▸ MATERIAL PROVIDED:
┌──

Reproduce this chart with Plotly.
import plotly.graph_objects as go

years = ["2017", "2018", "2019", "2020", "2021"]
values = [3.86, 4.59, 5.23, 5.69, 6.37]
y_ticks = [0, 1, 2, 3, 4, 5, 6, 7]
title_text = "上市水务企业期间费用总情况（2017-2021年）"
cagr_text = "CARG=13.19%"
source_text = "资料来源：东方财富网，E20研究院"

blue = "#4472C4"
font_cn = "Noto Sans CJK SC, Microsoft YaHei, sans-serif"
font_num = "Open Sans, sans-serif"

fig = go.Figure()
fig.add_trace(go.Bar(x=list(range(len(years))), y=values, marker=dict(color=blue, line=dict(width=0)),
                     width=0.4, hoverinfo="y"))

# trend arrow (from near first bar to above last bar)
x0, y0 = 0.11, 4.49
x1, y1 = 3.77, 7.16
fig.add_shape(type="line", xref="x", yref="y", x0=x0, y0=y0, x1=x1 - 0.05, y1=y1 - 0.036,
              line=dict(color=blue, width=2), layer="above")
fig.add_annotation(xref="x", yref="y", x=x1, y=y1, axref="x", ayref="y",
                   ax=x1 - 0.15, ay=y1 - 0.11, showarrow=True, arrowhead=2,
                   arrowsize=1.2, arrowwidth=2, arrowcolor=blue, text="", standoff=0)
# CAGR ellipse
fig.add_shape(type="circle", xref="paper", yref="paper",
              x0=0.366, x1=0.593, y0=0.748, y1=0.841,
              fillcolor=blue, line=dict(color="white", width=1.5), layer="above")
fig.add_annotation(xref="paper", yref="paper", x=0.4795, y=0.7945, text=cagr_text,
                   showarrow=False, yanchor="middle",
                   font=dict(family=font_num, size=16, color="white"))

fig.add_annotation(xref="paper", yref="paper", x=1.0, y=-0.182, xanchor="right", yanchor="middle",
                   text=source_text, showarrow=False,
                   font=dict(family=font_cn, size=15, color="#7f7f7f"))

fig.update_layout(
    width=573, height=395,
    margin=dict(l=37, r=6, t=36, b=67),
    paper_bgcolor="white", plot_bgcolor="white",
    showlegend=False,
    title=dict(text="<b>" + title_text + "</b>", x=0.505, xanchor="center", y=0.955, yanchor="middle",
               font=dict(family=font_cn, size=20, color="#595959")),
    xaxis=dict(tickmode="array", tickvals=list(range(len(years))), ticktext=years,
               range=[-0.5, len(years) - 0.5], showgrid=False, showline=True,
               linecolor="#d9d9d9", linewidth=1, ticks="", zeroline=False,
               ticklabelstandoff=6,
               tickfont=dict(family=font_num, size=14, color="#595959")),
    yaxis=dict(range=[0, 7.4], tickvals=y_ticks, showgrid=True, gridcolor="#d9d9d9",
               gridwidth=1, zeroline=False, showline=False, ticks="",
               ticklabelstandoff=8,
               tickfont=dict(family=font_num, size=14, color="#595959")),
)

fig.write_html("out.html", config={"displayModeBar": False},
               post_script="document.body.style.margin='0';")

└──

▸ EXERCISE:
From the listing above, reproduce all the lines exactly.

▸ COMPLETED EXERCISE:
Reproduce this chart with Plotly.
import plotly.graph_objects as go

years = ["2017", "2018", "2019", "2020", "2021"]
values = [3.86, 4.59, 5.23, 5.69, 6.37]
y_ticks = [0, 1, 2, 3, 4, 5, 6, 7]
title_text = "上市水务企业期间费用总情况（2017-2021年）"
cagr_text = "CARG=13.19%"
source_text = "资料来源：东方财富网，E20研究院"

blue = "#4472C4"
font_cn = "Noto Sans CJK SC, Microsoft YaHei, sans-serif"
font_num = "Open Sans, sans-serif"

fig = go.Figure()
fig.add_trace(go.Bar(x=list(range(len(years))), y=values, marker=dict(color=blue, line=dict(width=0)),
                     width=0.4, hoverinfo="y"))

# trend arrow (from near first bar to above last bar)
x0, y0 = 0.11, 4.49
x1, y1 = 3.77, 7.16
fig.add_shape(type="line", xref="x", yref="y", x0=x0, y0=y0, x1=x1 - 0.05, y1=y1 - 0.036,
              line=dict(color=blue, width=2), layer="above")
fig.add_annotation(xref="x", yref="y", x=x1, y=y1, axref="x", ayref="y",
                   ax=x1 - 0.15, ay=y1 - 0.11, showarrow=True, arrowhead=2,
                   arrowsize=1.2, arrowwidth=2, arrowcolor=blue, text="", standoff=0)
# CAGR ellipse
fig.add_shape(type="circle", xref="paper", yref="paper",
              x0=0.366, x1=0.593, y0=0.748, y1=0.841,
              fillcolor=blue, line=dict(color="white", width=1.5), layer="above")
fig.add_annotation(xref="paper", yref="paper", x=0.4795, y=0.7945, text=cagr_text,
                   showarrow=False, yanchor="middle",
                   font=dict(family=font_num, size=16, color="white"))

fig.add_annotation(xref="paper", yref="paper", x=1.0, y=-0.182, xanchor="right", yanchor="middle",
                   text=source_text, showarrow=False,
                   font=dict(family=font_cn, size=15, color="#7f7f7f"))

fig.update_layout(
    width=573, height=395,
    margin=dict(l=37, r=6, t=36, b=67),
    paper_bgcolor="white", plot_bgcolor="white",
    showlegend=False,
    title=dict(text="<b>" + title_text + "</b>", x=0.505, xanchor="center", y=0.955, yanchor="middle",
               font=dict(family=font_cn, size=20, color="#595959")),
    xaxis=dict(tickmode="array", tickvals=list(range(len(years))), ticktext=years,
               range=[-0.5, len(years) - 0.5], showgrid=False, showline=True,
               linecolor="#d9d9d9", linewidth=1, ticks="", zeroline=False,
               ticklabelstandoff=6,
               tickfont=dict(family=font_num, size=14, color="#595959")),
    yaxis=dict(range=[0, 7.4], tickvals=y_ticks, showgrid=True, gridcolor="#d9d9d9",
               gridwidth=1, zeroline=False, showline=False, ticks="",
               ticklabelstandoff=8,
               tickfont=dict(family=font_num, size=14, color="#595959")),
)

fig.write_html("out.html", config={"displayModeBar": False},
               post_script="document.body.style.margin='0';")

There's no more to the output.